PROTECT and SRP Researchers Investigate How to Make Data More FAIR

Nov 4, 2021 | Data Management & Analysis Core, PROTECT Team

The projects funded by NIEHS’s Superfund Basic Research and Training Program (SRP) produce large amounts of data. Many of the projects cover multiple disciplines, spanning the fields of environmental science, health science, and more. Due to the transdisciplinary nature of much of the data collected, findings from SRP projects can ideally be used in other projects to answer different, yet related, questions. For data to be applicable to multiple projects and questions, data must be FAIR: findable, accessible, interoperable, and reusable.

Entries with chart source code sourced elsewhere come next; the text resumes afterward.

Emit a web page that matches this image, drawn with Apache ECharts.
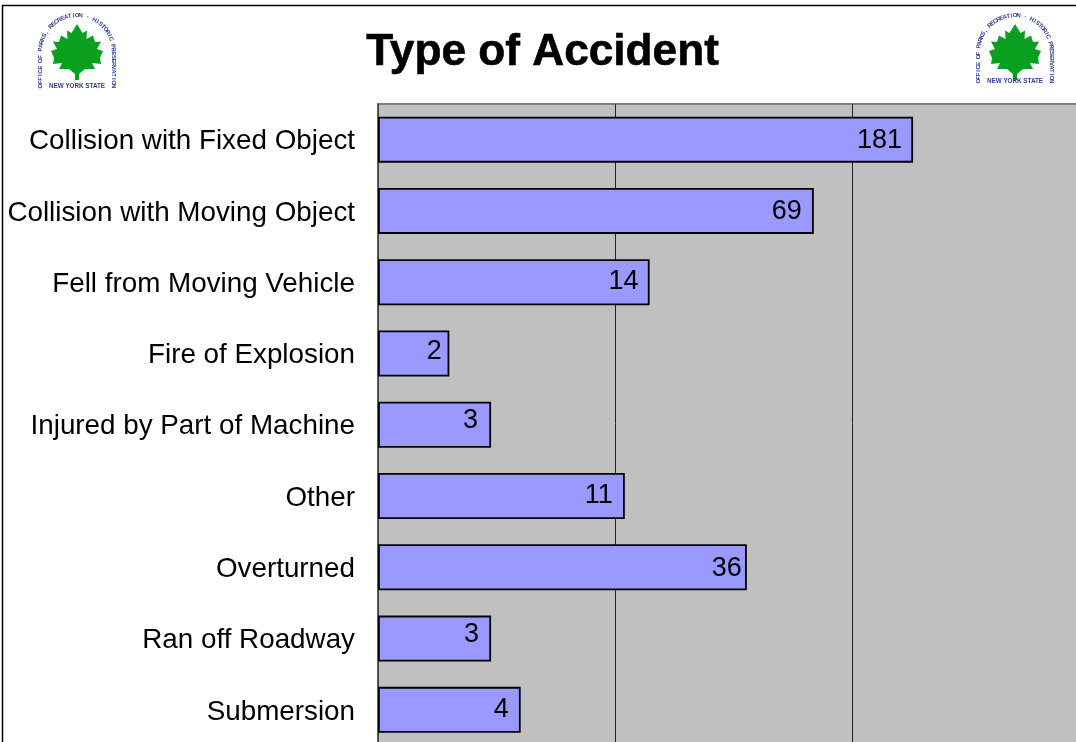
<!DOCTYPE html>
<html>
<head>
<meta charset="utf-8">
<style>html,body{margin:0;padding:0;background:#fff;overflow:hidden}#c{width:1076px;height:742px}</style>
<script src="https://cdn.jsdelivr.net/npm/echarts@6/dist/echarts.min.js"></script>
</head>
<body>
<div id="c"></div>
<script>
const categories = ['Collision with Fixed Object','Collision with Moving Object','Fell from Moving Vehicle','Fire of Explosion','Injured by Part of Machine','Other','Overturned','Ran off Roadway','Submersion'];
const values = [181,69,14,2,3,11,36,3,4];
const titleText = 'Type of Accident';

// small per-label nudges relative to the library's inside-right placement
const labelNudgeX = [0,-1,0,3.5,-2,-1,6,-1,-1];
const labelNudgeY = [1,1,-1,-2,-4,0,1,-4,0];

const leafRight = [[0,24],[5.5,33],[10,30.5],[9.5,39],[16,35.5],[18,42],[24,41.5],[20,49],[26,51],[23,58],[24,64],[15,63],[18,69],[8,69],[2,74],[2,80]];
function leafPoints(cx){
  const r = leafRight.map(p=>[cx+p[0],p[1]]);
  const l = leafRight.slice(1).reverse().map(p=>[cx-p[0],p[1]]);
  return r.concat(l);
}
function arcChars(text, cx, cy, R, bottom){
  const straight = bottom-cy, arc = Math.PI*R, total = 2*straight+arc;
  const out = [], n = text.length;
  for(let i=0;i<n;i++){
    const s=(i+0.5)/n*total; let x,y,rot;
    if(s<straight){x=cx-R;y=bottom-s;rot=Math.PI/2;}
    else if(s<straight+arc){const a=(s-straight)/R;x=cx-R*Math.cos(a);y=cy-R*Math.sin(a);rot=Math.PI/2-a;}
    else{x=cx+R;y=cy+(s-straight-arc);rot=-Math.PI/2;}
    out.push({type:'text',x,y,rotation:rot,silent:true,style:{text:text[i],font:'bold 6px "Liberation Sans"',fill:'#2f3f95',textAlign:'center',textVerticalAlign:'middle'}});
  }
  return out;
}
function logo(cx, bottom, labelY){
  return [
    {type:'polygon',silent:true,shape:{points:leafPoints(cx)},style:{fill:'#0a9f1e'}},
    ...arcChars('OFFICE OF PARKS, RECREATION · HISTORIC PRESERVATION',cx,52,36.5,bottom),
    {type:'text',x:cx,y:labelY,silent:true,style:{text:'NEW YORK STATE',font:'bold 6.3px "Liberation Sans"',fill:'#2f3f95',textAlign:'center',textVerticalAlign:'middle'}}
  ];
}

const chart = echarts.init(document.getElementById('c'),null,{renderer:'canvas'});
chart.setOption({
  animation:false,
  backgroundColor:'#ffffff',
  title:{text:titleText,left:537.5,top:26,textAlign:'center',textStyle:{fontFamily:'Liberation Sans',fontWeight:'bold',fontSize:44.2,color:'#000',textBorderColor:'#000',textBorderWidth:0.6}},
  grid:{show:true,left:378,top:104,width:711,height:641.5,outerBoundsMode:'none',backgroundColor:'#c0c0c0',borderColor:'#808080',borderWidth:2,containLabel:false},
  xAxis:{type:'log',logBase:10,min:1,max:1000,axisLine:{show:false},axisTick:{show:false},axisLabel:{show:false},minorTick:{show:false},
    splitLine:{show:true,lineStyle:{color:'#222',width:1}}},
  yAxis:{type:'category',data:categories,inverse:true,
    axisLine:{show:true,lineStyle:{color:'#555',width:1.5}},axisTick:{show:false},
    axisLabel:{margin:23,formatter:'{a|{value}}',rich:{a:{fontFamily:'Liberation Sans',fontSize:27.8,color:'#000',padding:[4,0,0,0]}}}},
  series:[{type:'bar',barWidth:46,
    data:values.map((v,i)=>({value:v,label:{offset:[labelNudgeX[i],labelNudgeY[i]]}})),
    itemStyle:{color:'#9999ff',borderColor:'#000',borderWidth:1.8},
    label:{show:true,position:'insideRight',distance:11,fontFamily:'Liberation Sans',fontSize:27,color:'#000'}}],
  graphic:[
    {type:'line',silent:true,shape:{x1:2,y1:5.5,x2:1076,y2:5.5},style:{stroke:'#000',lineWidth:1.5}},
    {type:'line',silent:true,shape:{x1:2.5,y1:5,x2:2.5,y2:742},style:{stroke:'#000',lineWidth:1.5}},
    ...logo(77,88,86),
    ...logo(1015,83,81)
  ]
});
</script>
</body>
</html>
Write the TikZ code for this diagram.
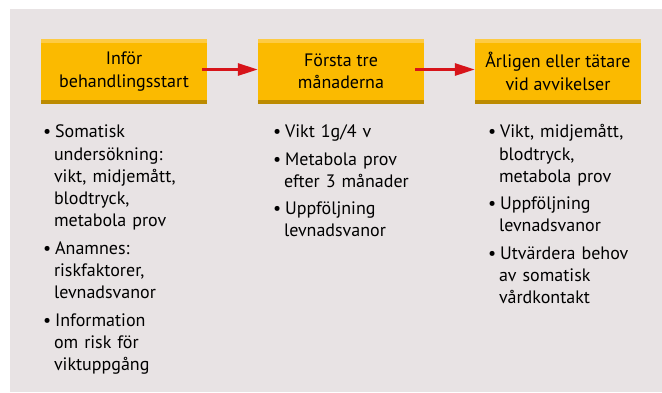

In 2019, as part of efforts to improve the FAIR-ness of data, SRP facilitated collaborative projects to enhance data integration and interoperability. SRP centers collaborated with other centers that study similar questions with different data to develop data integration and management “Use Cases.” The teams worked closely with each other as well as data scientists to explore ways to integrate and share their data, and to examine present challenges in making data accessible. Nineteen Use Cases were formed, covering a wide range of questions.

Researchers from the PROTECT Center collaborated with researchers from the University of New Mexico and Dartmouth College SRPs for the Use Case on Data Harmonization Across SRP Pregnancy and Birth Cohorts. All three centers study the relationship between prenatal exposures and birth outcomes, but in different populations. The PROTECT Center studies the Puerto Rico Birth Cohort, The Dartmouth SRP Center studies the New Hampshire Birth Cohort, and the UNM SRP Center works with the Navajo Birth Cohort. The researchers focused on how they could integrate their biomonitoring, demographic, and environmental data from the three populations to increase the statistical power of their analyses and to explore a broader set of research questions.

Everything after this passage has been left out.